Prompt: Restate the whole of the material. Keep every word, and drop the pictures.

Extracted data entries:
>>>>
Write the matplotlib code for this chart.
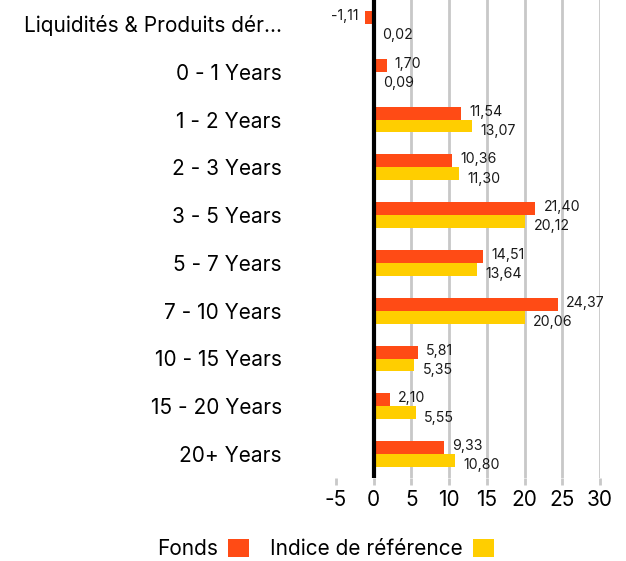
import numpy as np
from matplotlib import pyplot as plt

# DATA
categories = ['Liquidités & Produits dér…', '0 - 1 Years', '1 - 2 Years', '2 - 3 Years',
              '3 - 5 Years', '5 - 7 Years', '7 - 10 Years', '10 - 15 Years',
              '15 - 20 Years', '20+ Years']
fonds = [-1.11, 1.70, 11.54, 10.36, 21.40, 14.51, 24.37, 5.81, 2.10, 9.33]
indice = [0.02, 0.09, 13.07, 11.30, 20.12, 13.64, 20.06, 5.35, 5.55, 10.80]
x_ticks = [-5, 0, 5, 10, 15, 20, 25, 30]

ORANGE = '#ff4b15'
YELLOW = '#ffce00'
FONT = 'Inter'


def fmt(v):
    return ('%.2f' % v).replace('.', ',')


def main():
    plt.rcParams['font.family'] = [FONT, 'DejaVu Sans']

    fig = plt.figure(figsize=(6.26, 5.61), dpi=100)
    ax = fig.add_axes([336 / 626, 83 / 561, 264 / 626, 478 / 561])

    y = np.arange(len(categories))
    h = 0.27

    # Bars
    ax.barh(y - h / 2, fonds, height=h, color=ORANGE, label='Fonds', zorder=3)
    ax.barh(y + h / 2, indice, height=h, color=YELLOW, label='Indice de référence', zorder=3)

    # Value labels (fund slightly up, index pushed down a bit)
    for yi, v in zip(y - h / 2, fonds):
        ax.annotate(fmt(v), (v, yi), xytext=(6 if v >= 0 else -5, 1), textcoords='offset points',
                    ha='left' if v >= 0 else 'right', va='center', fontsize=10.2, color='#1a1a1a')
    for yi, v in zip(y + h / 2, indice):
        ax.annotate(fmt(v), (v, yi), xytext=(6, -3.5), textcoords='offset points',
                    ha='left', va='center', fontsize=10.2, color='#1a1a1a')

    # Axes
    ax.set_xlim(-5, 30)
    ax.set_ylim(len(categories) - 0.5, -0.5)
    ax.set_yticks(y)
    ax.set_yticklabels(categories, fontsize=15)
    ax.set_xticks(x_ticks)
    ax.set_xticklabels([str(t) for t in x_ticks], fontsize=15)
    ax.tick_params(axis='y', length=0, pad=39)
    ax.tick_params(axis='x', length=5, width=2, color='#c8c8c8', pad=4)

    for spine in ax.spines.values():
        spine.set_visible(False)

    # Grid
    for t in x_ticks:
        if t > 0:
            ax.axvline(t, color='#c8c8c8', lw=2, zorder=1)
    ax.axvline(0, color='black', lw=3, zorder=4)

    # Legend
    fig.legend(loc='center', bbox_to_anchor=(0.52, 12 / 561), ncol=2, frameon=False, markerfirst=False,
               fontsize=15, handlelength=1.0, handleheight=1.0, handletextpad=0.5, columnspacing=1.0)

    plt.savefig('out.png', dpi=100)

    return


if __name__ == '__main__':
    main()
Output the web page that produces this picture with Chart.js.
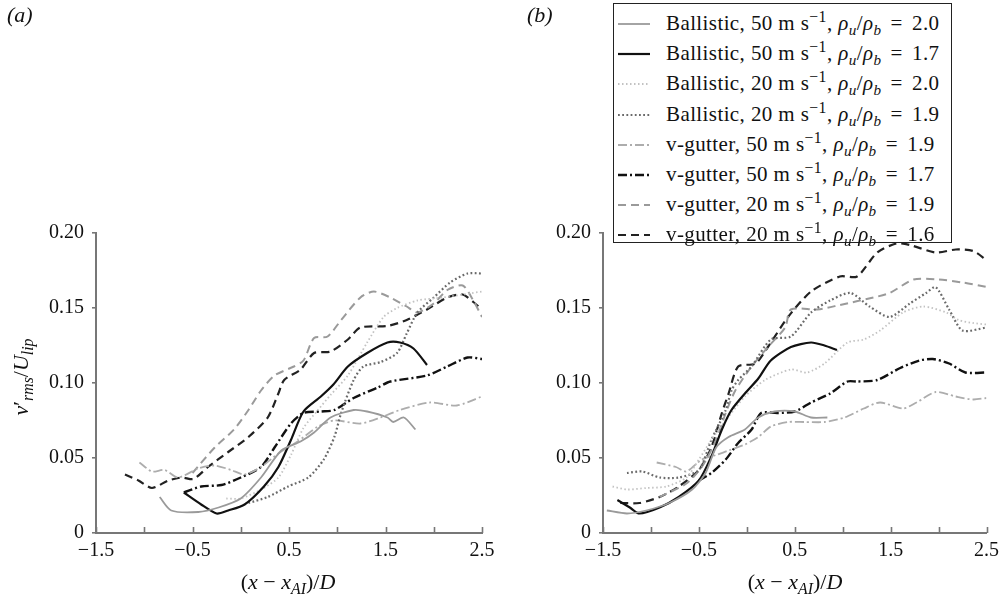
<<<<
The response:
Write the matplotlib code for this chart.
import numpy as np
from matplotlib import pyplot as plt

# DATA
categories = ['Liquidités & Produits dér…', '0 - 1 Years', '1 - 2 Years', '2 - 3 Years',
              '3 - 5 Years', '5 - 7 Years', '7 - 10 Years', '10 - 15 Years',
              '15 - 20 Years', '20+ Years']
fonds = [-1.11, 1.70, 11.54, 10.36, 21.40, 14.51, 24.37, 5.81, 2.10, 9.33]
indice = [0.02, 0.09, 13.07, 11.30, 20.12, 13.64, 20.06, 5.35, 5.55, 10.80]
x_ticks = [-5, 0, 5, 10, 15, 20, 25, 30]

ORANGE = '#ff4b15'
YELLOW = '#ffce00'
FONT = 'Inter'


def fmt(v):
    return ('%.2f' % v).replace('.', ',')


def main():
    plt.rcParams['font.family'] = [FONT, 'DejaVu Sans']

    fig = plt.figure(figsize=(6.26, 5.61), dpi=100)
    ax = fig.add_axes([336 / 626, 83 / 561, 264 / 626, 478 / 561])

    y = np.arange(len(categories))
    h = 0.27

    # Bars
    ax.barh(y - h / 2, fonds, height=h, color=ORANGE, label='Fonds', zorder=3)
    ax.barh(y + h / 2, indice, height=h, color=YELLOW, label='Indice de référence', zorder=3)

    # Value labels (fund slightly up, index pushed down a bit)
    for yi, v in zip(y - h / 2, fonds):
        ax.annotate(fmt(v), (v, yi), xytext=(6 if v >= 0 else -5, 1), textcoords='offset points',
                    ha='left' if v >= 0 else 'right', va='center', fontsize=10.2, color='#1a1a1a')
    for yi, v in zip(y + h / 2, indice):
        ax.annotate(fmt(v), (v, yi), xytext=(6, -3.5), textcoords='offset points',
                    ha='left', va='center', fontsize=10.2, color='#1a1a1a')

    # Axes
    ax.set_xlim(-5, 30)
    ax.set_ylim(len(categories) - 0.5, -0.5)
    ax.set_yticks(y)
    ax.set_yticklabels(categories, fontsize=15)
    ax.set_xticks(x_ticks)
    ax.set_xticklabels([str(t) for t in x_ticks], fontsize=15)
    ax.tick_params(axis='y', length=0, pad=39)
    ax.tick_params(axis='x', length=5, width=2, color='#c8c8c8', pad=4)

    for spine in ax.spines.values():
        spine.set_visible(False)

    # Grid
    for t in x_ticks:
        if t > 0:
            ax.axvline(t, color='#c8c8c8', lw=2, zorder=1)
    ax.axvline(0, color='black', lw=3, zorder=4)

    # Legend
    fig.legend(loc='center', bbox_to_anchor=(0.52, 12 / 561), ncol=2, frameon=False, markerfirst=False,
               fontsize=15, handlelength=1.0, handleheight=1.0, handletextpad=0.5, columnspacing=1.0)

    plt.savefig('out.png', dpi=100)

    return


if __name__ == '__main__':
    main()
Output the web page that produces this picture with Chart.js.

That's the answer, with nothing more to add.